Stated exercise | Leaving out the pictures, retype all the material exactly.

Data extract |
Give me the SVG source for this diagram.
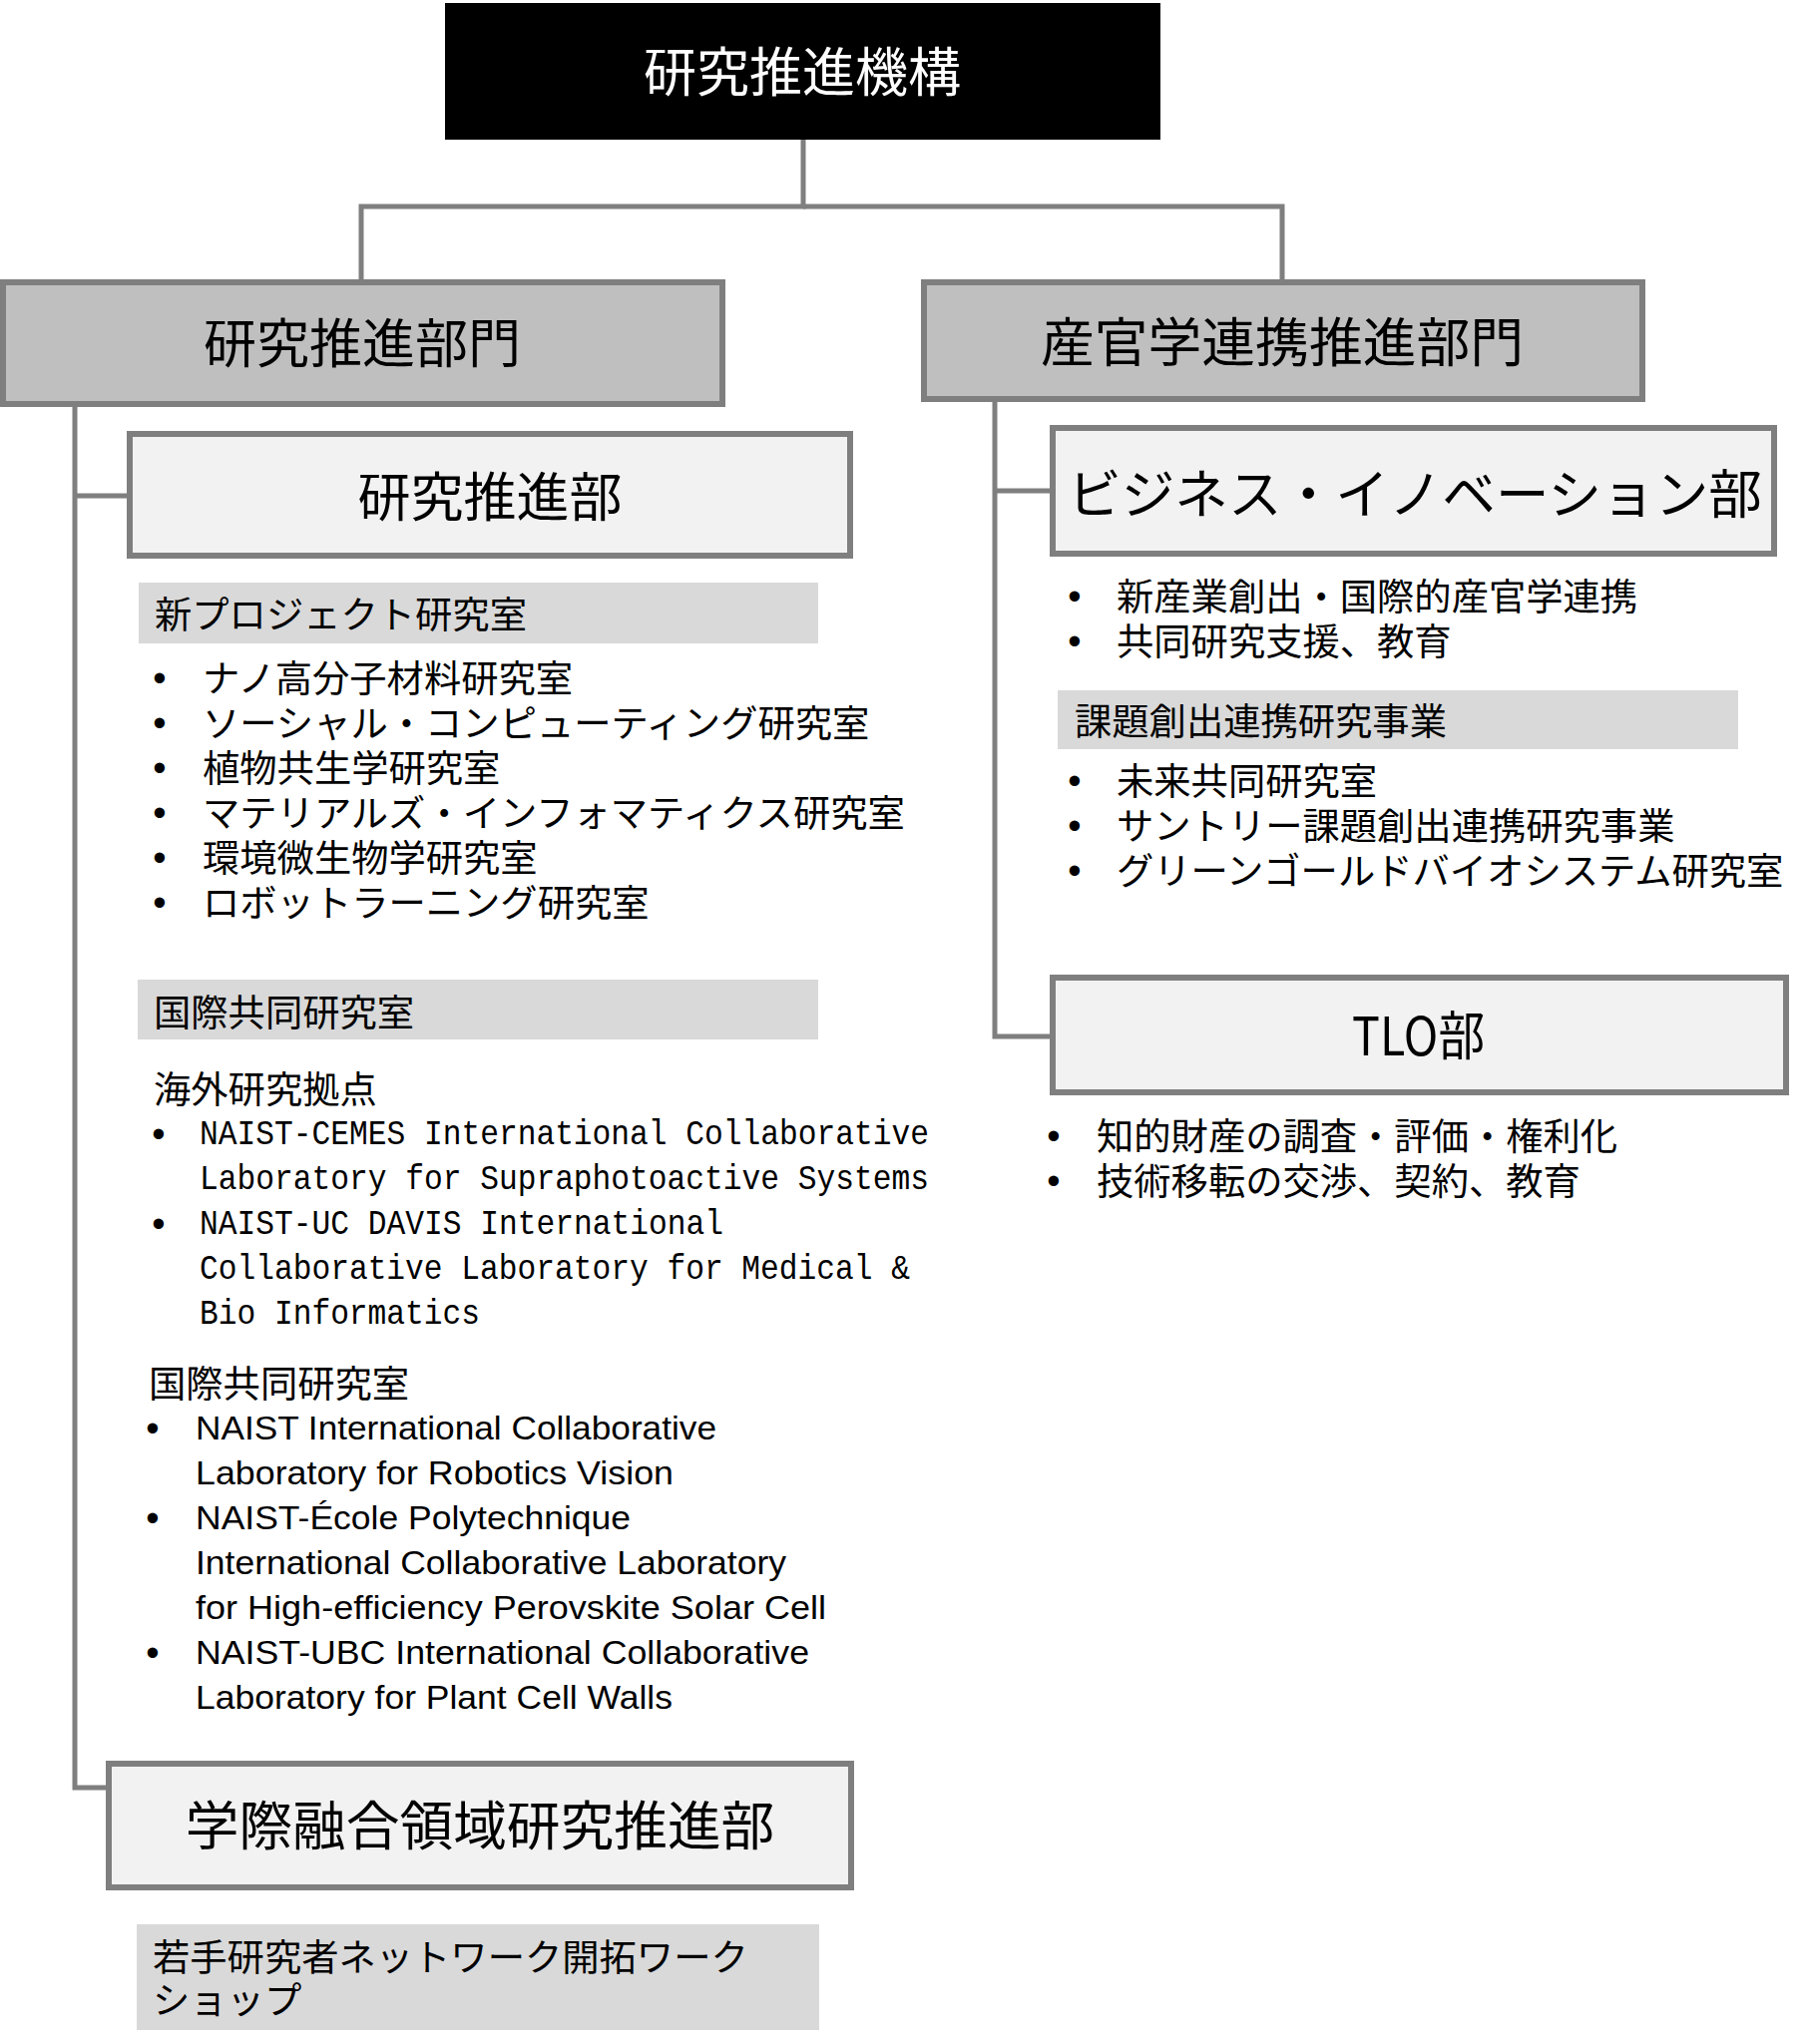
<svg xmlns="http://www.w3.org/2000/svg" width="1814" height="2049" viewBox="0 0 1814 2049">
<style>
.bg{fill:#ffffff}
.dept{fill:#bfbfbf;stroke:#7f7f7f;stroke-width:6}
.sub{fill:#f2f2f2;stroke:#7f7f7f;stroke-width:6}
.bar{fill:#d9d9d9}
.conn{fill:none;stroke:#7f7f7f;stroke-width:5}
.jp{font-family:"Noto Sans CJK JP","Noto Sans CJK SC",sans-serif;fill:#000}
.h1{font-size:53px;text-anchor:middle}
.s{font-size:37.3px}
.mono{font-family:"Liberation Mono","DejaVu Sans Mono",monospace;font-size:35px;fill:#000}
.en{font-family:"Liberation Sans",Arial,sans-serif;font-size:33px;fill:#000}
.bul{font-family:"Liberation Sans",Arial,sans-serif;font-size:38px;fill:#000;text-anchor:middle;dominant-baseline:central}
</style>
<rect class="bg" x="0" y="0" width="1814" height="2049"/>
<g id="connectors">
<path class="conn" d="M805,140 V207 H362 V280"/>
<path class="conn" d="M805,207 H1285 V280"/>
<path class="conn" d="M75,408 V1792 H106"/>
<path class="conn" d="M75,497 H127"/>
<path class="conn" d="M997,403 V1039 H1052"/>
<path class="conn" d="M997,492 H1052"/>
</g>
<g id="node-kenkyu-suishin-kikou">
<rect x="446" y="3" width="717" height="137" fill="#000"/>
<text class="jp h1" x="804" y="92" style="fill:#fff">研究推進機構</text>
</g>
<g id="node-kenkyu-suishin-bumon">
<rect class="dept" x="3" y="283" width="721" height="122"/>
<text class="jp h1" x="363" y="364">研究推進部門</text>
</g>
<g id="node-sankangaku">
<rect class="dept" x="926" y="283" width="720" height="117"/>
<text class="jp h1" x="1285" y="363" style="font-size:53.8px">産官学連携推進部門</text>
</g>
<g id="node-kenkyu-suishin-bu">
<rect class="sub" x="130" y="435" width="722" height="122"/>
<text class="jp h1" x="491" y="518">研究推進部</text>
</g>
<g id="node-business">
<rect class="sub" x="1055" y="429" width="723" height="126"/>
<text class="jp h1" x="1418" y="515" style="font-size:53.6px">ビジネス・イノベーション部</text>
</g>
<g id="node-tlo">
<rect class="sub" x="1055" y="980" width="735" height="115"/>
<text class="jp" x="1355" y="1058" style="font-size:53px" textLength="133" lengthAdjust="spacingAndGlyphs">TLO部</text>
</g>
<g id="node-gakusai">
<rect class="sub" x="109" y="1768" width="744" height="124"/>
<text class="jp h1" x="481" y="1850" style="font-size:53.7px">学際融合領域研究推進部</text>
</g>
<g id="list-new-project">
<rect class="bar" x="139" y="584" width="681" height="61"/>
<text class="jp s" x="155" y="630">新プロジェクト研究室</text>
<text class="bul" x="160" y="680">•</text><text class="jp s" x="203" y="694">ナノ高分子材料研究室</text>
<text class="bul" x="160" y="725">•</text><text class="jp s" x="203" y="739">ソーシャル・コンピューティング研究室</text>
<text class="bul" x="160" y="770">•</text><text class="jp s" x="203" y="784">植物共生学研究室</text>
<text class="bul" x="160" y="815">•</text><text class="jp s" x="203" y="829">マテリアルズ・インフォマティクス研究室</text>
<text class="bul" x="160" y="860">•</text><text class="jp s" x="203" y="874">環境微生物学研究室</text>
<text class="bul" x="160" y="905">•</text><text class="jp s" x="203" y="919">ロボットラーニング研究室</text>
</g>
<g id="list-international">
<rect class="bar" x="138" y="982" width="682" height="60"/>
<text class="jp s" x="154" y="1029">国際共同研究室</text>
<text class="jp s" x="154" y="1106">海外研究拠点</text>
<text class="bul" x="159" y="1137">•</text>
<text class="mono" x="200" y="1147" textLength="731" lengthAdjust="spacingAndGlyphs">NAIST-CEMES International Collaborative</text>
<text class="mono" x="200" y="1192" textLength="731" lengthAdjust="spacingAndGlyphs">Laboratory for Supraphotoactive Systems</text>
<text class="bul" x="159" y="1227">•</text>
<text class="mono" x="200" y="1237" textLength="525" lengthAdjust="spacingAndGlyphs">NAIST-UC DAVIS International</text>
<text class="mono" x="200" y="1282" textLength="712" lengthAdjust="spacingAndGlyphs">Collaborative Laboratory for Medical &amp;</text>
<text class="mono" x="200" y="1327" textLength="281" lengthAdjust="spacingAndGlyphs">Bio Informatics</text>
<text class="jp s" x="149" y="1401">国際共同研究室</text>
<text class="bul" x="153" y="1432">•</text>
<text class="en" x="196" y="1443" textLength="522" lengthAdjust="spacingAndGlyphs">NAIST International Collaborative</text>
<text class="en" x="196" y="1488" textLength="479" lengthAdjust="spacingAndGlyphs">Laboratory for Robotics Vision</text>
<text class="bul" x="153" y="1522">•</text>
<text class="en" x="196" y="1533" textLength="436" lengthAdjust="spacingAndGlyphs">NAIST-École Polytechnique</text>
<text class="en" x="196" y="1578" textLength="592" lengthAdjust="spacingAndGlyphs">International Collaborative Laboratory</text>
<text class="en" x="196" y="1623" textLength="632" lengthAdjust="spacingAndGlyphs">for High-efficiency Perovskite Solar Cell</text>
<text class="bul" x="153" y="1657">•</text>
<text class="en" x="196" y="1668" textLength="615" lengthAdjust="spacingAndGlyphs">NAIST-UBC International Collaborative</text>
<text class="en" x="196" y="1713" textLength="478" lengthAdjust="spacingAndGlyphs">Laboratory for Plant Cell Walls</text>
</g>
<g id="list-wakate">
<rect class="bar" x="137" y="1929" width="684" height="106"/>
<text class="jp s" x="153" y="1976">若手研究者ネットワーク開拓ワーク</text>
<text class="jp s" x="153" y="2019">ショップ</text>
</g>
<g id="list-business">
<text class="bul" x="1077" y="598">•</text><text class="jp s" x="1119" y="612">新産業創出・国際的産官学連携</text>
<text class="bul" x="1077" y="643">•</text><text class="jp s" x="1119" y="657">共同研究支援、教育</text>
<rect class="bar" x="1060" y="692" width="682" height="59"/>
<text class="jp s" x="1077" y="737">課題創出連携研究事業</text>
<text class="bul" x="1077" y="783">•</text><text class="jp s" x="1119" y="797">未来共同研究室</text>
<text class="bul" x="1077" y="828">•</text><text class="jp s" x="1119" y="842">サントリー課題創出連携研究事業</text>
<text class="bul" x="1077" y="873">•</text><text class="jp s" x="1119" y="887">グリーンゴールドバイオシステム研究室</text>
</g>
<g id="list-tlo">
<text class="bul" x="1056" y="1139">•</text><text class="jp s" x="1099" y="1153">知的財産の調査・評価・権利化</text>
<text class="bul" x="1056" y="1184">•</text><text class="jp s" x="1099" y="1198">技術移転の交渉、契約、教育</text>
</g>
</svg>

Task solution |
Give me the SVG source for this diagram.
<svg xmlns="http://www.w3.org/2000/svg" width="1814" height="2049" viewBox="0 0 1814 2049">
<style>
.bg{fill:#ffffff}
.dept{fill:#bfbfbf;stroke:#7f7f7f;stroke-width:6}
.sub{fill:#f2f2f2;stroke:#7f7f7f;stroke-width:6}
.bar{fill:#d9d9d9}
.conn{fill:none;stroke:#7f7f7f;stroke-width:5}
.jp{font-family:"Noto Sans CJK JP","Noto Sans CJK SC",sans-serif;fill:#000}
.h1{font-size:53px;text-anchor:middle}
.s{font-size:37.3px}
.mono{font-family:"Liberation Mono","DejaVu Sans Mono",monospace;font-size:35px;fill:#000}
.en{font-family:"Liberation Sans",Arial,sans-serif;font-size:33px;fill:#000}
.bul{font-family:"Liberation Sans",Arial,sans-serif;font-size:38px;fill:#000;text-anchor:middle;dominant-baseline:central}
</style>
<rect class="bg" x="0" y="0" width="1814" height="2049"/>
<g id="connectors">
<path class="conn" d="M805,140 V207 H362 V280"/>
<path class="conn" d="M805,207 H1285 V280"/>
<path class="conn" d="M75,408 V1792 H106"/>
<path class="conn" d="M75,497 H127"/>
<path class="conn" d="M997,403 V1039 H1052"/>
<path class="conn" d="M997,492 H1052"/>
</g>
<g id="node-kenkyu-suishin-kikou">
<rect x="446" y="3" width="717" height="137" fill="#000"/>
<text class="jp h1" x="804" y="92" style="fill:#fff">研究推進機構</text>
</g>
<g id="node-kenkyu-suishin-bumon">
<rect class="dept" x="3" y="283" width="721" height="122"/>
<text class="jp h1" x="363" y="364">研究推進部門</text>
</g>
<g id="node-sankangaku">
<rect class="dept" x="926" y="283" width="720" height="117"/>
<text class="jp h1" x="1285" y="363" style="font-size:53.8px">産官学連携推進部門</text>
</g>
<g id="node-kenkyu-suishin-bu">
<rect class="sub" x="130" y="435" width="722" height="122"/>
<text class="jp h1" x="491" y="518">研究推進部</text>
</g>
<g id="node-business">
<rect class="sub" x="1055" y="429" width="723" height="126"/>
<text class="jp h1" x="1418" y="515" style="font-size:53.6px">ビジネス・イノベーション部</text>
</g>
<g id="node-tlo">
<rect class="sub" x="1055" y="980" width="735" height="115"/>
<text class="jp" x="1355" y="1058" style="font-size:53px" textLength="133" lengthAdjust="spacingAndGlyphs">TLO部</text>
</g>
<g id="node-gakusai">
<rect class="sub" x="109" y="1768" width="744" height="124"/>
<text class="jp h1" x="481" y="1850" style="font-size:53.7px">学際融合領域研究推進部</text>
</g>
<g id="list-new-project">
<rect class="bar" x="139" y="584" width="681" height="61"/>
<text class="jp s" x="155" y="630">新プロジェクト研究室</text>
<text class="bul" x="160" y="680">•</text><text class="jp s" x="203" y="694">ナノ高分子材料研究室</text>
<text class="bul" x="160" y="725">•</text><text class="jp s" x="203" y="739">ソーシャル・コンピューティング研究室</text>
<text class="bul" x="160" y="770">•</text><text class="jp s" x="203" y="784">植物共生学研究室</text>
<text class="bul" x="160" y="815">•</text><text class="jp s" x="203" y="829">マテリアルズ・インフォマティクス研究室</text>
<text class="bul" x="160" y="860">•</text><text class="jp s" x="203" y="874">環境微生物学研究室</text>
<text class="bul" x="160" y="905">•</text><text class="jp s" x="203" y="919">ロボットラーニング研究室</text>
</g>
<g id="list-international">
<rect class="bar" x="138" y="982" width="682" height="60"/>
<text class="jp s" x="154" y="1029">国際共同研究室</text>
<text class="jp s" x="154" y="1106">海外研究拠点</text>
<text class="bul" x="159" y="1137">•</text>
<text class="mono" x="200" y="1147" textLength="731" lengthAdjust="spacingAndGlyphs">NAIST-CEMES International Collaborative</text>
<text class="mono" x="200" y="1192" textLength="731" lengthAdjust="spacingAndGlyphs">Laboratory for Supraphotoactive Systems</text>
<text class="bul" x="159" y="1227">•</text>
<text class="mono" x="200" y="1237" textLength="525" lengthAdjust="spacingAndGlyphs">NAIST-UC DAVIS International</text>
<text class="mono" x="200" y="1282" textLength="712" lengthAdjust="spacingAndGlyphs">Collaborative Laboratory for Medical &amp;</text>
<text class="mono" x="200" y="1327" textLength="281" lengthAdjust="spacingAndGlyphs">Bio Informatics</text>
<text class="jp s" x="149" y="1401">国際共同研究室</text>
<text class="bul" x="153" y="1432">•</text>
<text class="en" x="196" y="1443" textLength="522" lengthAdjust="spacingAndGlyphs">NAIST International Collaborative</text>
<text class="en" x="196" y="1488" textLength="479" lengthAdjust="spacingAndGlyphs">Laboratory for Robotics Vision</text>
<text class="bul" x="153" y="1522">•</text>
<text class="en" x="196" y="1533" textLength="436" lengthAdjust="spacingAndGlyphs">NAIST-École Polytechnique</text>
<text class="en" x="196" y="1578" textLength="592" lengthAdjust="spacingAndGlyphs">International Collaborative Laboratory</text>
<text class="en" x="196" y="1623" textLength="632" lengthAdjust="spacingAndGlyphs">for High-efficiency Perovskite Solar Cell</text>
<text class="bul" x="153" y="1657">•</text>
<text class="en" x="196" y="1668" textLength="615" lengthAdjust="spacingAndGlyphs">NAIST-UBC International Collaborative</text>
<text class="en" x="196" y="1713" textLength="478" lengthAdjust="spacingAndGlyphs">Laboratory for Plant Cell Walls</text>
</g>
<g id="list-wakate">
<rect class="bar" x="137" y="1929" width="684" height="106"/>
<text class="jp s" x="153" y="1976">若手研究者ネットワーク開拓ワーク</text>
<text class="jp s" x="153" y="2019">ショップ</text>
</g>
<g id="list-business">
<text class="bul" x="1077" y="598">•</text><text class="jp s" x="1119" y="612">新産業創出・国際的産官学連携</text>
<text class="bul" x="1077" y="643">•</text><text class="jp s" x="1119" y="657">共同研究支援、教育</text>
<rect class="bar" x="1060" y="692" width="682" height="59"/>
<text class="jp s" x="1077" y="737">課題創出連携研究事業</text>
<text class="bul" x="1077" y="783">•</text><text class="jp s" x="1119" y="797">未来共同研究室</text>
<text class="bul" x="1077" y="828">•</text><text class="jp s" x="1119" y="842">サントリー課題創出連携研究事業</text>
<text class="bul" x="1077" y="873">•</text><text class="jp s" x="1119" y="887">グリーンゴールドバイオシステム研究室</text>
</g>
<g id="list-tlo">
<text class="bul" x="1056" y="1139">•</text><text class="jp s" x="1099" y="1153">知的財産の調査・評価・権利化</text>
<text class="bul" x="1056" y="1184">•</text><text class="jp s" x="1099" y="1198">技術移転の交渉、契約、教育</text>
</g>
</svg>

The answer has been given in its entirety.